[PATCH linux dev-4.13 12/16] fsi: sbefifo: Avoid using a timer to drive FIFO transfers

Andrew Jeffery andrew at aj.id.au
Tue Feb 20 15:18:40 AEDT 2018


From: Eddie James <eajames at linux.vnet.ibm.com>

The timer subsystem appears to misbehave when requesting an immediate expiry
via `mod_timer(..., jiffies)`. The SBEFIFO driver uses this pattern for
scheduling work when it either adds a new transfer to an empty queue or the
timer callback finds the transfer queue is not empty. In both cases work should
be scheduled immediately, however the current approach is not optimal:

The comment [0] outlines an issue where OCC sensor polling on the BMC can come
at remarkable cost. Delays of up to and above 10 seconds can be experienced
when reading an OCC attribute.

Tracing of the subsystems involved (FSI, the SBEFIFO, the OCC, the scheduler
and the timer subsystems) showed that the SBEFIFO timer callbacks had a
saw-tooth pattern of execution latency in jiffies relative to their scheduled
expiry time. In the measurements the typical latency of an immediate reschedule
was 15 jiffies, though this could be as few as 1 or greater than 100 in the
pathological case. Surprisingly, these delays coincided in length with system
idle time between the SBEFIFO transfers - it appears timer subsystem is not
properly accounting for the immediacy of the request[1].

Querying sensors on the OCC incurs multiple SBEFIFO transfers, each with its
own (increasing) expiry latency, which leads to the poor responsiveness
observed above.

Stop misusing the timer infrastructure for work queue management and incurring
associated penalties (even if they appear to be a bug in the timer core).
Instead, use a workqueue and use queue_work() and queue_delayed_work() as
required. With this change, reading an OCC sensor typically takes ~0.5 seconds
wall-clock in the un-cached case and rarely exceeds 1 second. In the cached
case the read completes in around 0.01 seconds.

Finally, using a workqueue enables the use of mutexes in place of spinlocks,
making way for future changes down the stack in the FSI core.

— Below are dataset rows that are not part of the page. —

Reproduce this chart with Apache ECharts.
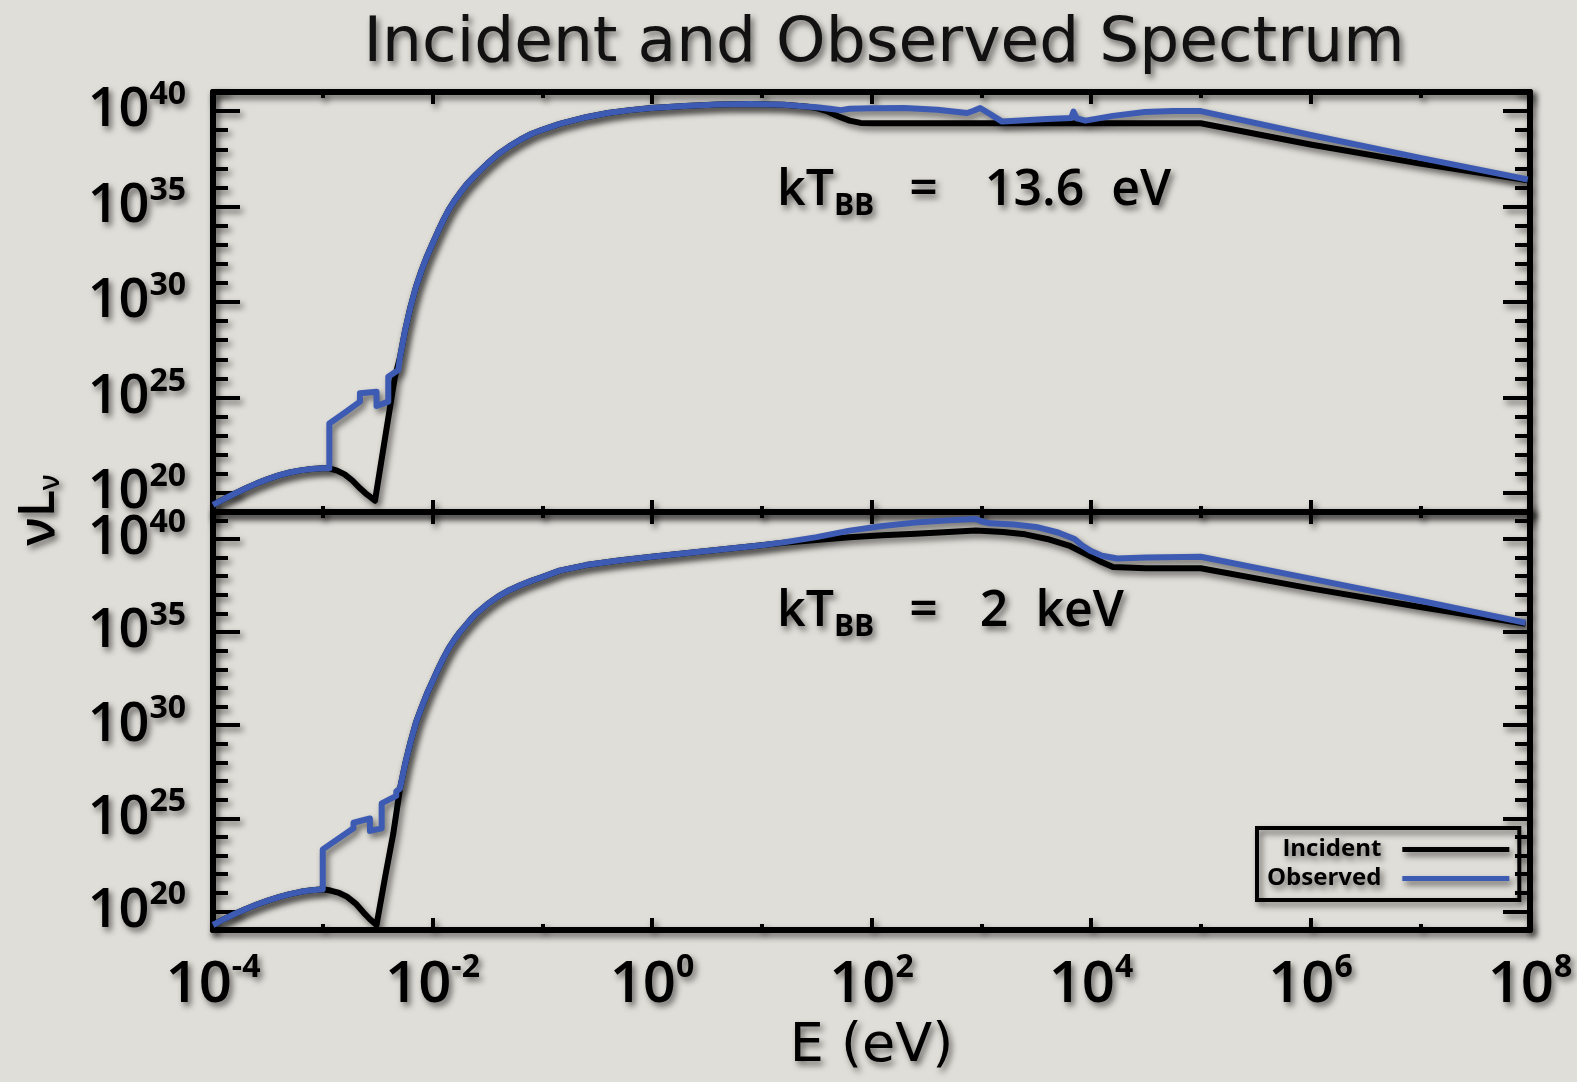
<!DOCTYPE html>
<html>
<head>
<meta charset="utf-8">
<script src="https://cdn.jsdelivr.net/npm/echarts@6/dist/echarts.min.js"></script>
<style>
  html, body { margin: 0; padding: 0; background: #e0ded8; }
  #chart { width: 1577px; height: 1082px; }
</style>
</head>
<body>
<div id="chart"></div>
<script>
// Spectra as [log10(E / eV), log10(nu L_nu)] pairs.

// kT_BB = 13.6 eV
const incident136 = [
  [-4.00,19.37],[-3.90,19.68],[-3.80,19.97],[-3.70,20.24],[-3.60,20.50],[-3.50,20.72],[-3.40,20.92],
  [-3.30,21.07],[-3.20,21.18],[-3.10,21.25],[-3.00,21.29],[-2.94,21.29],[-2.87,21.17],[-2.80,20.97],
  [-2.73,20.65],[-2.66,20.24],[-2.61,19.98],[-2.57,19.80],[-2.524,19.59],[-2.43,22.95],[-2.342,26.09],
  [-2.296,27.10],[-2.25,28.50],[-2.20,29.75],[-2.15,30.80],[-2.10,31.65],[-2.05,32.40],[-2.00,33.05],
  [-1.95,33.70],[-1.90,34.30],[-1.85,34.85],[-1.80,35.30],[-1.75,35.70],[-1.69,36.15],[-1.60,36.70],
  [-1.50,37.25],[-1.40,37.75],[-1.30,38.15],[-1.20,38.50],[-1.10,38.80],[-1.00,39.02],[-0.84,39.33],
  [-0.60,39.68],[-0.40,39.90],[-0.20,40.05],[0.00,40.16],[0.30,40.27],[0.60,40.34],[0.90,40.37],
  [1.20,40.33],[1.40,40.24],[1.50,40.16],[1.60,39.98],[1.70,39.72],[1.80,39.50],[1.90,39.38],
  [2.00,39.36],[3.00,39.36],[4.00,39.36],[5.00,39.36],[6.00,38.25],[7.00,37.25],[7.98,36.38]
];
const observed136 = [
  [-4.00,19.37],[-3.90,19.68],[-3.80,19.97],[-3.70,20.24],[-3.60,20.50],[-3.50,20.72],[-3.40,20.92],
  [-3.30,21.07],[-3.20,21.18],[-3.10,21.25],[-3.00,21.29],[-2.94,21.29],[-2.94,23.64],[-2.80,24.20],
  [-2.661,24.78],[-2.661,25.22],[-2.51,25.30],[-2.51,24.55],[-2.403,24.78],[-2.403,26.09],[-2.312,26.44],
  [-2.296,27.10],[-2.25,28.50],[-2.20,29.75],[-2.15,30.80],[-2.10,31.65],[-2.05,32.40],[-2.00,33.05],
  [-1.95,33.70],[-1.90,34.30],[-1.85,34.85],[-1.80,35.30],[-1.75,35.70],[-1.69,36.15],[-1.60,36.70],
  [-1.50,37.25],[-1.40,37.75],[-1.30,38.15],[-1.20,38.50],[-1.10,38.80],[-1.00,39.02],[-0.84,39.33],
  [-0.60,39.68],[-0.40,39.90],[-0.20,40.05],[0.00,40.16],[0.30,40.27],[0.60,40.34],[0.90,40.37],
  [1.20,40.33],[1.40,40.24],[1.50,40.20],[1.62,40.12],[1.72,40.05],[1.80,40.12],[2.00,40.15],
  [2.30,40.16],[2.60,40.07],[2.87,39.90],[2.93,40.02],[2.99,40.16],[3.08,39.85],[3.19,39.45],
  [3.40,39.52],[3.60,39.58],[3.82,39.64],[3.84,39.97],[3.87,39.62],[3.95,39.50],[4.20,39.75],
  [4.49,39.95],[4.75,40.00],[5.00,40.00],[6.00,38.75],[7.00,37.55],[7.98,36.42]
];

// kT_BB = 2 keV
const incident2k = [
  [-4.00,19.27],[-3.90,19.58],[-3.80,19.87],[-3.70,20.13],[-3.60,20.37],[-3.50,20.58],[-3.40,20.77],
  [-3.30,20.93],[-3.20,21.05],[-3.10,21.14],[-3.00,21.19],[-2.93,21.12],[-2.85,20.99],[-2.78,20.79],
  [-2.70,20.42],[-2.63,19.95],[-2.57,19.58],[-2.51,19.27],[-2.43,21.90],[-2.357,24.19],[-2.296,26.60],
  [-2.25,27.90],[-2.20,29.10],[-2.15,30.15],[-2.10,30.95],[-2.05,31.70],[-2.00,32.35],[-1.95,33.00],
  [-1.90,33.60],[-1.85,34.15],[-1.80,34.60],[-1.75,35.00],[-1.70,35.35],[-1.65,35.70],[-1.60,36.00],
  [-1.50,36.50],[-1.40,36.92],[-1.30,37.25],[-1.20,37.52],[-1.10,37.75],[-1.00,37.95],[-0.84,38.30],
  [-0.60,38.60],[-0.30,38.85],[0.00,39.05],[0.50,39.35],[1.00,39.66],[1.20,39.80],[1.50,39.95],
  [1.80,40.10],[2.10,40.20],[2.40,40.28],[2.70,40.38],[2.95,40.45],[3.20,40.38],[3.40,40.25],
  [3.60,40.00],[3.80,39.65],[3.95,39.20],[4.10,38.75],[4.20,38.50],[4.50,38.43],[5.00,38.43],
  [6.00,37.35],[7.00,36.35],[7.96,35.45]
];
const observed2k = [
  [-4.00,19.27],[-3.90,19.58],[-3.80,19.87],[-3.70,20.13],[-3.60,20.37],[-3.50,20.58],[-3.40,20.77],
  [-3.30,20.93],[-3.20,21.05],[-3.10,21.14],[-3.00,21.19],[-3.00,23.33],[-2.72,24.46],[-2.72,24.76],
  [-2.57,24.99],[-2.57,24.32],[-2.463,24.46],[-2.463,25.80],[-2.33,26.20],[-2.33,26.45],[-2.296,26.60],
  [-2.25,27.90],[-2.20,29.10],[-2.15,30.15],[-2.10,30.95],[-2.05,31.70],[-2.00,32.35],[-1.95,33.00],
  [-1.90,33.60],[-1.85,34.15],[-1.80,34.60],[-1.75,35.00],[-1.70,35.35],[-1.65,35.70],[-1.60,36.00],
  [-1.50,36.50],[-1.40,36.92],[-1.30,37.25],[-1.20,37.52],[-1.10,37.75],[-1.00,37.95],[-0.84,38.30],
  [-0.60,38.60],[-0.30,38.85],[0.00,39.05],[0.50,39.35],[1.00,39.66],[1.20,39.82],[1.50,40.10],
  [1.80,40.45],[2.10,40.70],[2.40,40.88],[2.70,41.00],[2.95,41.08],[3.00,40.95],[3.08,40.84],
  [3.30,40.78],[3.50,40.65],[3.70,40.35],[3.85,40.00],[3.92,39.65],[4.00,39.35],[4.10,39.10],
  [4.24,38.95],[4.50,39.00],[5.00,39.05],[6.00,37.87],[7.00,36.68],[7.96,35.50]
];

// Axis ranges (log10), labelled decades and minor decades
const xRange = [-4, 8];
const xLabelStep = 2;
const yRangeTop = [19, 41];
const yRangeBottom = [19, 41.45];
const yLabelDecades = [20, 25, 30, 35, 40];
const yMinorDecades = [21, 22, 23, 24, 26, 27, 28, 29, 31, 32, 33, 34, 36, 37, 38, 39, 41];

const FONT = "'Open Sans', 'DejaVu Sans', sans-serif";
const WIDE_FONT = "'DejaVu Sans', 'Open Sans', sans-serif";
const INK = '#000';
const BLUE = '#3d5bb3';
const SHADOW = { shadowColor: 'rgba(0,0,0,0.55)', shadowBlur: 6, shadowOffsetX: 3, shadowOffsetY: 4 };
const TEXT_SHADOW = {
  textShadowColor: 'rgba(0,0,0,0.55)', textShadowBlur: 6, textShadowOffsetX: 3, textShadowOffsetY: 4
};

const powerLabel = (v) => '{b|10}{s|' + Math.round(v) + '}';

function xAxesFor(grid, withLabels) {
  const common = {
    type: 'value', gridIndex: grid, min: xRange[0], max: xRange[1], interval: xLabelStep,
    axisLine: { show: true, onZero: false, lineStyle: Object.assign({ color: INK, width: 6 }, SHADOW) },
    axisTick: { show: true, inside: true, length: 12, lineStyle: Object.assign({ color: INK, width: 4 }, SHADOW) },
    minorTick: { show: true, splitNumber: 2, length: 6, lineStyle: Object.assign({ color: INK, width: 4 }, SHADOW) },
    splitLine: { show: false }, minorSplitLine: { show: false }
  };
  const bottom = Object.assign({}, common, {
    position: 'bottom',
    axisLabel: withLabels ? Object.assign({
      show: true, margin: 22, formatter: powerLabel, color: INK, fontFamily: FONT,
      rich: {
        b: { fontSize: 58, fontWeight: 600, lineHeight: 66, fontFamily: FONT, color: INK },
        s: { fontSize: 32, fontWeight: 'bold', lineHeight: 34, verticalAlign: 'top', fontFamily: FONT, color: INK }
      }
    }, TEXT_SHADOW) : { show: false },
    name: withLabels ? 'E (eV)' : '', nameLocation: 'middle', nameGap: 90,
    nameTextStyle: Object.assign({ fontSize: 54, fontFamily: WIDE_FONT, color: INK, verticalAlign: 'top' }, TEXT_SHADOW)
  });
  const top = Object.assign({}, common, { position: 'top', axisLabel: { show: false } });
  return [bottom, top];
}

function yAxesFor(grid, range, withLabels) {
  const tickStyle = Object.assign({ color: INK, width: 4 }, SHADOW);
  const minor = (pos) => ({
    type: 'value', gridIndex: grid, position: pos, min: range[0], max: range[1], interval: 1,
    axisLine: { show: true, onZero: false, lineStyle: Object.assign({ color: INK, width: 6 }, SHADOW) },
    axisTick: { show: true, inside: true, length: 15, customValues: yMinorDecades, lineStyle: tickStyle },
    axisLabel: { show: false }, splitLine: { show: false }
  });
  const major = (pos, labels) => ({
    type: 'value', gridIndex: grid, position: pos, min: range[0], max: range[1], interval: 1,
    axisLine: { show: false, onZero: false },
    axisTick: { show: true, inside: true, length: 27, customValues: yLabelDecades, lineStyle: tickStyle },
    axisLabel: labels ? Object.assign({
      show: true, customValues: yLabelDecades, margin: 27, formatter: powerLabel, color: INK,
      rich: {
        b: { fontSize: 54, fontWeight: 600, lineHeight: 64, fontFamily: FONT, color: INK },
        s: { fontSize: 32, fontWeight: 'bold', lineHeight: 22, verticalAlign: 'top', fontFamily: FONT, color: INK }
      }
    }, TEXT_SHADOW) : { show: false },
    splitLine: { show: false }
  });
  return [minor('left'), major('left', withLabels), minor('right'), major('right', false)];
}

function lineSeries(name, data, color, xi, yi, z) {
  return {
    type: 'line', name: name, data: data, xAxisIndex: xi, yAxisIndex: yi, z: z,
    showSymbol: false, symbol: 'none', smooth: false, silent: true,
    lineStyle: Object.assign({ color: color, width: 6, join: 'round' }, SHADOW),
    itemStyle: { color: color }
  };
}

function annotation(x, y, tokens) {
  const big = { fontSize: 50, fontWeight: 600, lineHeight: 60, fontFamily: FONT, fill: INK, color: INK };
  const gap = (px) => Object.assign({}, big, { padding: [0, 0, 0, px] });
  return {
    type: 'text', x: x, y: y, z: 50,
    style: Object.assign({
      text: tokens, align: 'left', verticalAlign: 'middle', fill: INK, fontFamily: FONT,
      rich: {
        m: big,
        sub: { fontSize: 30, fontWeight: 'bold', lineHeight: 24, verticalAlign: 'bottom', fontFamily: FONT, fill: INK, color: INK },
        eq: gap(35), v1: gap(47), v2: gap(42), u: gap(27)
      }
    }, TEXT_SHADOW, SHADOW)
  };
}

const chart = echarts.init(document.getElementById('chart'), null, { renderer: 'canvas' });

const option = {
  backgroundColor: '#e0ded8',
  animation: false,
  grid: [
    { left: 213, top: 92, width: 1317, height: 420, containLabel: false, outerBoundsMode: 'none' },
    { left: 213, top: 512, width: 1317, height: 418, containLabel: false, outerBoundsMode: 'none' }
  ],
  xAxis: [].concat(xAxesFor(0, false), xAxesFor(1, true)),
  yAxis: [].concat(yAxesFor(0, yRangeTop, true), yAxesFor(1, yRangeBottom, true)),
  legend: {
    left: 1257, top: 828, orient: 'vertical', align: 'right',
    data: ['Incident', 'Observed'], icon: 'rect', itemWidth: 107, itemHeight: 5, itemGap: 0,
    selectedMode: false,
    padding: [7, 10, 7, 10], borderColor: INK, borderWidth: 4,
    shadowColor: 'rgba(0,0,0,0.55)', shadowBlur: 6, shadowOffsetX: 3, shadowOffsetY: 4,
    itemStyle: SHADOW,
    textStyle: Object.assign({
      fontSize: 24, fontWeight: 'bold', fontFamily: FONT, color: INK, lineHeight: 29, padding: [0, 16, 0, 0]
    }, TEXT_SHADOW)
  },
  graphic: [
    {
      type: 'text', x: 884, y: 45, z: 50,
      style: Object.assign({
        text: 'Incident and Observed Spectrum', fontFamily: WIDE_FONT, fontSize: 63,
        fill: '#111', align: 'center', verticalAlign: 'middle'
      }, TEXT_SHADOW, SHADOW)
    },
    annotation(777, 191, '{m|kT}{sub|BB}{eq|=}{v1|13.6}{u|eV}'),
    annotation(777, 612, '{m|kT}{sub|BB}{eq|=}{v2|2}{u|keV}'),
    {
      type: 'text', x: 40, y: 510, rotation: Math.PI / 2, z: 50,
      style: Object.assign({
        text: '{m|\u03bdL}{sub|\u03bd}', align: 'center', verticalAlign: 'middle', fill: INK,
        rich: {
          m: { fontSize: 50, fontWeight: 600, lineHeight: 50, fontFamily: FONT, fill: INK, color: INK },
          sub: { fontSize: 28, fontWeight: 600, lineHeight: 14, verticalAlign: 'bottom', fontFamily: FONT, fill: INK, color: INK }
        }
      }, TEXT_SHADOW, SHADOW)
    }
  ],
  series: [
    lineSeries('Incident', incident136, INK, 0, 0, 3),
    lineSeries('Observed', observed136, BLUE, 0, 0, 4),
    lineSeries('Incident', incident2k, INK, 2, 4, 3),
    lineSeries('Observed', observed2k, BLUE, 2, 4, 4)
  ]
};

chart.setOption(option);
</script>
</body>
</html>
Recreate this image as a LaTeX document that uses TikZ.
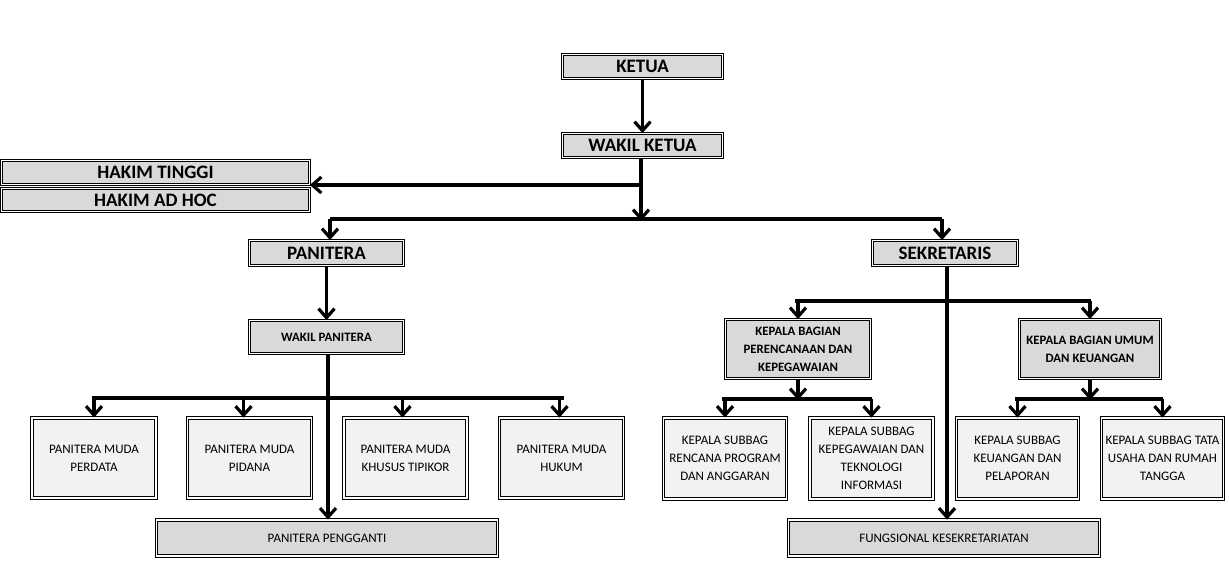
\documentclass[tikz,border=0pt]{standalone}
\usepackage{fontspec}
\setmainfont{Carlito}
\usetikzlibrary{arrows.meta}
\definecolor{boxgray}{HTML}{D9D9D9}
\definecolor{lightgray}{HTML}{F2F2F2}
\begin{document}
\begin{tikzpicture}[x=1pt,y=-1pt,
  box/.style={draw, double, double distance=1.6pt, line width=0.9pt, inner sep=0pt, align=center, text=black},
  mainbox/.style={box, fill=boxgray, font=\fontsize{19}{22}\selectfont\bfseries},
  midbox/.style={box, fill=boxgray, font=\fontsize{12.8}{18}\selectfont\bfseries},
  subbox/.style={box, fill=lightgray, font=\fontsize{13}{18}\selectfont},
  botbox/.style={box, fill=boxgray, font=\fontsize{13}{15}\selectfont},
  conn/.style={line width=3.2pt},
  arr/.style={conn, -{Straight Barb[length=9pt,width=16pt]}}]
\useasboundingbox (0,0) rectangle (1229,577);
% top
\node[mainbox, minimum width=160, minimum height=24] (ketua) at (642.5,66.5) {KETUA};
\node[mainbox, minimum width=160, minimum height=24] (wketua) at (642.5,145.5) {WAKIL KETUA};
\node[mainbox, minimum width=308, minimum height=24] (hakim1) at (155.5,172.5) {HAKIM TINGGI};
\node[mainbox, minimum width=308, minimum height=23] (hakim2) at (155.5,200) {HAKIM AD HOC};
\node[mainbox, minimum width=154, minimum height=25] (panitera) at (326.5,253) {PANITERA};
\node[mainbox, minimum width=145, minimum height=25] (sekretaris) at (945,253) {SEKRETARIS};
\node[midbox, minimum width=154, minimum height=33] (wpanitera) at (326.5,337) {WAKIL PANITERA};
% panitera muda
\node[subbox, minimum width=124, minimum height=80] (pm1) at (94,458) {PANITERA MUDA\\PERDATA};
\node[subbox, minimum width=124, minimum height=80] (pm2) at (249.5,458) {PANITERA MUDA\\PIDANA};
\node[subbox, minimum width=123, minimum height=80] (pm3) at (405.5,458) {PANITERA MUDA\\KHUSUS TIPIKOR};
\node[subbox, minimum width=124, minimum height=80] (pm4) at (561.5,458) {PANITERA MUDA\\HUKUM};
\node[botbox, minimum width=341, minimum height=36] (pp) at (327,538) {PANITERA PENGGANTI};
% sekretaris side
\node[midbox, minimum width=145, minimum height=59] (kb1) at (798,349) {KEPALA BAGIAN\\PERENCANAAN DAN\\KEPEGAWAIAN};
\node[midbox, minimum width=141, minimum height=59] (kb2) at (1090,349) {KEPALA BAGIAN UMUM\\DAN KEUANGAN};
\node[subbox, minimum width=123, minimum height=81] (sb1) at (725,458.5) {KEPALA SUBBAG\\RENCANA PROGRAM\\DAN ANGGARAN};
\node[subbox, minimum width=123, minimum height=81] (sb2) at (871.5,458.5) {KEPALA SUBBAG\\KEPEGAWAIAN DAN\\TEKNOLOGI\\INFORMASI};
\node[subbox, minimum width=122, minimum height=81] (sb3) at (1017.5,458.5) {KEPALA SUBBAG\\KEUANGAN DAN\\PELAPORAN};
\node[subbox, minimum width=122, minimum height=81] (sb4) at (1162.5,458.5) {KEPALA SUBBAG TATA\\USAHA DAN RUMAH\\TANGGA};
\node[botbox, minimum width=311, minimum height=36] (fk) at (944,538) {FUNGSIONAL KESEKRETARIATAN};
% connectors top
\draw[arr] (ketua.south) -- (wketua.north);
\coordinate (j1) at (641,185);
\coordinate (bar1) at (641,219);
\draw[conn] (wketua.south -| j1) -- (j1);
\draw[arr] (j1) -- (j1 -| hakim1.east);
\draw[arr] (j1) -- ([yshift=-2pt]bar1);
\coordinate (b1l) at (330,219);
\coordinate (b1r) at (942,219);
\draw[conn] (b1l) -- (b1r);
\draw[arr] (b1l) -- (b1l |- panitera.north);
\draw[arr] (b1r) -- (b1r |- sekretaris.north);
% panitera side
\draw[arr] (panitera.south) -- (wpanitera.north);
\draw[arr] (wpanitera.south -| 328,0) -- (pp.north -| 328,0);
\coordinate (b2l) at (92,398);
\coordinate (b2r) at (564,398);
\draw[conn] (b2l) -- (b2r);
\draw[arr] (pm1.north |- b2l) -- (pm1.north);
\draw[arr] ([xshift=-6pt]pm2.north |- b2l) -- ([xshift=-6pt]pm2.north);
\draw[arr] ([xshift=-3pt]pm3.north |- b2l) -- ([xshift=-3pt]pm3.north);
\draw[arr] ([xshift=-2pt]pm4.north |- b2l) -- ([xshift=-2pt]pm4.north);
% sekretaris side
\draw[arr] (sekretaris.south -| 947,0) -- (fk.north -| 947,0);
\coordinate (b3l) at (795,301);
\coordinate (b3r) at (1091,301);
\draw[conn] (b3l) -- (b3r);
\draw[arr] (kb1.north |- b3l) -- (kb1.north);
\draw[arr] (kb2.north |- b3l) -- (kb2.north);
\coordinate (b4l) at (722,399);
\coordinate (b4r) at (872,399);
\draw[conn] (b4l) -- (b4r);
\draw[arr] (kb1.south) -- ([yshift=-1pt]kb1.south |- b4l);
\draw[arr] (sb1.north |- b4l) -- (sb1.north);
\draw[arr] (sb2.north |- b4l) -- (sb2.north);
\coordinate (b5l) at (1015,399);
\coordinate (b5r) at (1163,399);
\draw[conn] (b5l) -- (b5r);
\draw[arr] (kb2.south) -- ([yshift=-1pt]kb2.south |- b5l);
\draw[arr] (sb3.north |- b5l) -- (sb3.north);
\draw[arr] (sb4.north |- b5l) -- (sb4.north);
\end{tikzpicture}
\end{document}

[0] https://github.com/openbmc/openbmc/issues/2696#issuecomment-351207046
[1] It seems scheduling a timer with `mod_timer(..., jiffies)` is a
    pathological case: Changing all such call-sites in the SBEFIFO driver to
    use `mod_timer(..., jiffies + 1)` yielded a similar improvement in
    performance to the workqueue strategy.

Signed-off-by: Edward A. James <eajames at us.ibm.com>
[arj: Rework the commit message]
Signed-off-by: Andrew Jeffery <andrew at aj.id.au>
---
 drivers/fsi/fsi-sbefifo.c | 54 ++++++++++++++++++++++++++++-------------------
 1 file changed, 32 insertions(+), 22 deletions(-)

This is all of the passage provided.